NEW YORK - New York's Museum of Modern Art (MoMa) is planning to invite Korean screen master Im Kwon-taek to perform a retrospective of his work next February. MoMA plans to conduct double showings of 15 of the director's representative works between February 5 and February 23 at the museum's Gramercy Theatre. It will be the highest number of films ever shown during a retrospective at the museum.
Korean films are not well known in the United States, but Im is steadily earning more recognition. Im's film "Chihwaseon", based on a life of painter Jang Seung-yeop, won him the award for Best Director at the 2002 Cannes Film Festival.

Founded in 1928, MoMA has included film as an art form since 1935 and has dedicated a separate exhibition hall for the showing of movies 365 days a year. The museum has a collection of 45,000 films from around the world, and organizers the world over rely on material from MoMA when organizing movie events and programs.
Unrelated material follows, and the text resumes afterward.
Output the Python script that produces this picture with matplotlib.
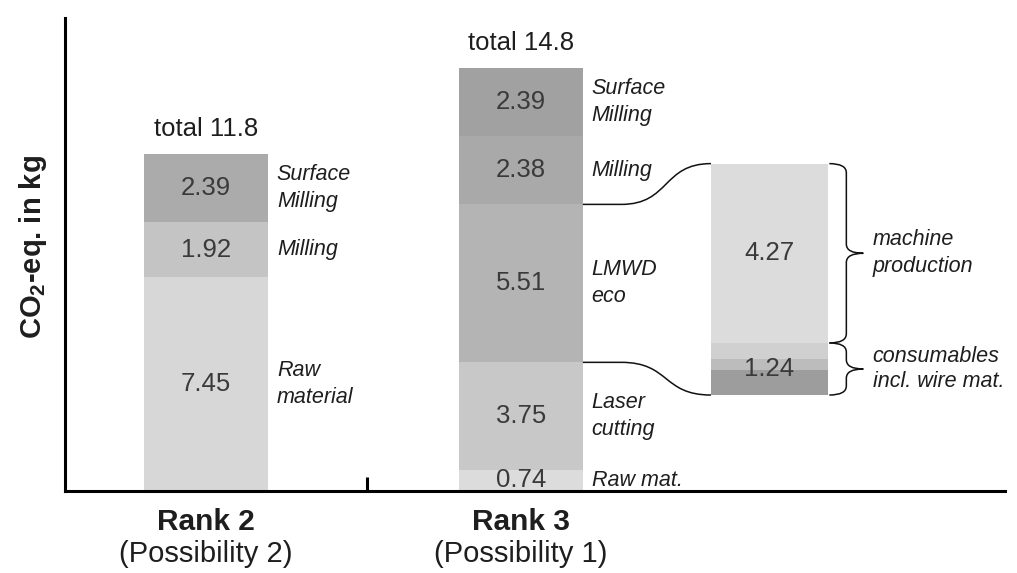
import numpy as np
import matplotlib
matplotlib.use('Agg')
import matplotlib.pyplot as plt
from matplotlib.path import Path
from matplotlib.patches import PathPatch
import matplotlib.transforms as mtransforms

plt.rcParams['font.family'] = ['Liberation Sans', 'DejaVu Sans']
plt.rcParams['mathtext.fontset'] = 'custom'
plt.rcParams['mathtext.rm'] = 'Liberation Sans'
plt.rcParams['mathtext.bf'] = 'Liberation Sans:bold'

# chart data
ranks = ['Rank 2', 'Rank 3']
possibilities = ['(Possibility 2)', '(Possibility 1)']
totals = [11.8, 14.8]

rank2_steps = ['Raw\nmaterial', 'Milling', 'Surface\nMilling']
rank2_values = [7.45, 1.92, 2.39]
rank2_colors = ['#d7d7d7', '#c4c4c4', '#ababab']

rank3_steps = ['Raw mat.', 'Laser\ncutting', 'LMWD\neco', 'Milling', 'Surface\nMilling']
rank3_values = [0.74, 3.75, 5.51, 2.38, 2.39]
rank3_colors = ['#dcdcdc', '#c8c8c8', '#b4b4b4', '#a9a9a9', '#a1a1a1']

# breakdown of LMWD eco
lmwd_parts = ['consumables\nincl. wire mat.', 'machine\nproduction']
lmwd_values = [1.24, 4.27]
consumable_shades = [0.60, 0.26, 0.38]   # unlabelled shades inside 1.24
consumable_colors = ['#9d9d9d', '#bcbcbc', '#d0d0d0']
machine_color = '#dcdcdc'

value_color = '#3a3a3a'
label_color = '#1e1e1e'

fig = plt.figure(figsize=(10.17, 5.73), dpi=100)
ax = fig.add_axes([0.0639, 0.143, 0.924, 0.8255])

bar_w = 0.394
bar_x = [0, 1]


def stacked(x, steps, values, colors):
    bottom = 0
    for s, v, c in zip(steps, values, colors):
        ax.bar(x, v, bottom=bottom, width=bar_w, color=c, linewidth=0)
        mid = bottom + v / 2
        ax.text(x, mid, f'{v:.2f}', ha='center', va='center',
                fontsize=18.5, color=value_color)
        ax.text(x + bar_w / 2 + 0.028, mid, s, ha='left', va='center',
                fontsize=15.5, style='italic', color=label_color, linespacing=1.38)
        bottom += v
    return bottom


stacked(bar_x[0], rank2_steps, rank2_values, rank2_colors)
stacked(bar_x[1], rank3_steps, rank3_values, rank3_colors)

for x, t in zip(bar_x, totals):
    ax.annotate(f'total {t}', xy=(x, t), xytext=(0, 17), textcoords='offset points',
                ha='center', va='center', fontsize=18.5, color=label_color)

# zoomed breakdown bar
zoom_x = 1.79
zoom_w = 0.372
zoom_base = 3.35
zoom_scale = 1.465

b = zoom_base
for v, c in zip(consumable_shades, consumable_colors):
    ax.bar(zoom_x, v * zoom_scale, bottom=b, width=zoom_w, color=c, linewidth=0)
    b += v * zoom_scale
cons_top = zoom_base + lmwd_values[0] * zoom_scale
ax.bar(zoom_x, lmwd_values[1] * zoom_scale, bottom=cons_top, width=zoom_w,
       color=machine_color, linewidth=0)
zoom_top = cons_top + lmwd_values[1] * zoom_scale

ax.text(zoom_x, zoom_base + lmwd_values[0] * zoom_scale / 2, f'{lmwd_values[0]:.2f}',
        ha='center', va='center', fontsize=18.5, color=value_color)
ax.text(zoom_x, cons_top + lmwd_values[1] * zoom_scale / 2, f'{lmwd_values[1]:.2f}',
        ha='center', va='center', fontsize=18.5, color=value_color)

# connectors from LMWD eco segment to the breakdown bar
lmwd_bottom = sum(rank3_values[:2])
lmwd_top = lmwd_bottom + rank3_values[2]
x0 = bar_x[1] + bar_w / 2
x1 = zoom_x - zoom_w / 2


def connector(y0, y1):
    dx = x1 - x0
    verts = [(x0, y0), (x0 + 0.3 * dx, y0),
             (x0 + 0.68 * dx, y0), (x0 + 0.62 * dx, y1), (x1, y1)]
    codes = [Path.MOVETO, Path.LINETO, Path.CURVE4, Path.CURVE4, Path.CURVE4]
    ax.add_patch(PathPatch(Path(verts, codes), fill=False, lw=1.1, color='#111111'))


connector(lmwd_top, zoom_top)
connector(lmwd_bottom, zoom_base)


def brace(y_low, y_high, x_left, w=0.108, r=0.32):
    xm = x_left + w / 2
    ym = (y_low + y_high) / 2
    verts = [(x_left, y_high),
             (xm, y_high), (xm, y_high - r),
             (xm, ym + r),
             (xm, ym), (x_left + w, ym),
             (xm, ym), (xm, ym - r),
             (xm, y_low + r),
             (xm, y_low), (x_left, y_low)]
    codes = [Path.MOVETO,
             Path.CURVE3, Path.CURVE3,
             Path.LINETO,
             Path.CURVE3, Path.CURVE3,
             Path.CURVE3, Path.CURVE3,
             Path.LINETO,
             Path.CURVE3, Path.CURVE3]
    ax.add_patch(PathPatch(Path(verts, codes), fill=False, lw=1.1, color='#111111'))
    return x_left + w, ym


bx = zoom_x + zoom_w / 2 + 0.004
tx, ty = brace(cons_top, zoom_top, bx)
ax.text(tx + 0.03, ty, lmwd_parts[1], ha='left', va='center', linespacing=1.38,
        fontsize=15.5, style='italic', color=label_color)
tx, ty = brace(zoom_base, cons_top, bx)
ax.text(tx + 0.03, ty, lmwd_parts[0], ha='left', va='center', linespacing=1.3,
        fontsize=15.5, style='italic', color=label_color)

# axes styling
ax.set_xlim(-0.448, 2.537)
ax.set_ylim(0, 16.5)
for side in ['top', 'right']:
    ax.spines[side].set_visible(False)
for side in ['left', 'bottom']:
    ax.spines[side].set_linewidth(2.2)
ax.set_yticks([])
ax.set_xticks([0.51])
ax.set_xticklabels([''])
ax.tick_params(axis='x', direction='in', length=10, width=2.2)

trans = mtransforms.blended_transform_factory(ax.transData, ax.transAxes)
for x, r, p in zip(bar_x, ranks, possibilities):
    ax.text(x, -0.066, r, transform=trans, ha='center', va='center',
            fontsize=21.5, fontweight='bold', color=label_color)
    ax.text(x, -0.133, p, transform=trans, ha='center', va='center',
            fontsize=21, color=label_color)

fig.text(0.032, 0.569, r'CO$_\mathbf{2}$-eq. in kg', rotation=90, ha='center',
         va='center', fontsize=21, fontweight='bold', color=label_color)

fig.savefig('out.png', dpi=100)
Clint Eastwood said that the biggest honor he has received during his life was holding a retrospective at the MoMA -- a sign of how great the honor is for Im.

During an exhibit titled "10 Years of Korean Film" held at MoMA in 1993, New Yorkers gave a good response to 11 of Im's films, including "Seopyeonjae". In 1996, directors Im, Shin Sang-ok and Yu Hyun-mok got together for the showing of 15 of their films, and in March 2002 Shin was honored with a retrospective. According to Han Dong-shin, the president of Open Work, a company promoting Korean art in the United States, it is unprecedented to have two directors from the same country be honored with a retrospective at MoMA within one year.

Im has directed 99 films since his 1962 debut, "Farewell Duman River", and has been the mainstay of Korean cinema since the May 16, 1961 military coup under Park Chung-hee. Im began to get the world's attention with his 1981 film, "Mandala", in which he created his own unique world. Among the 15 films MoMA plans to show, "Gilsotteum" displays the pain of separated families, while "Jagko" and "Taekbaeksanmaek" convey the pain of the Korean people after the Korean War. Films such as "The Surrogate Woman", "Adada", "Aje Aje Bara Aje", "Seopyeonjae" and "Ticket" portray the tenacity of Korean women, while "Chunhyang" tells of Im's hometown in Jangseong, South Jeolla Province. The work is often described as masterful renderings of Korean emotion.

Han Dong-shin said that the works selected for Im's retrospective were chosen because they deal deeply with Korean culture, society, and politics, which Americans and the American media know little about.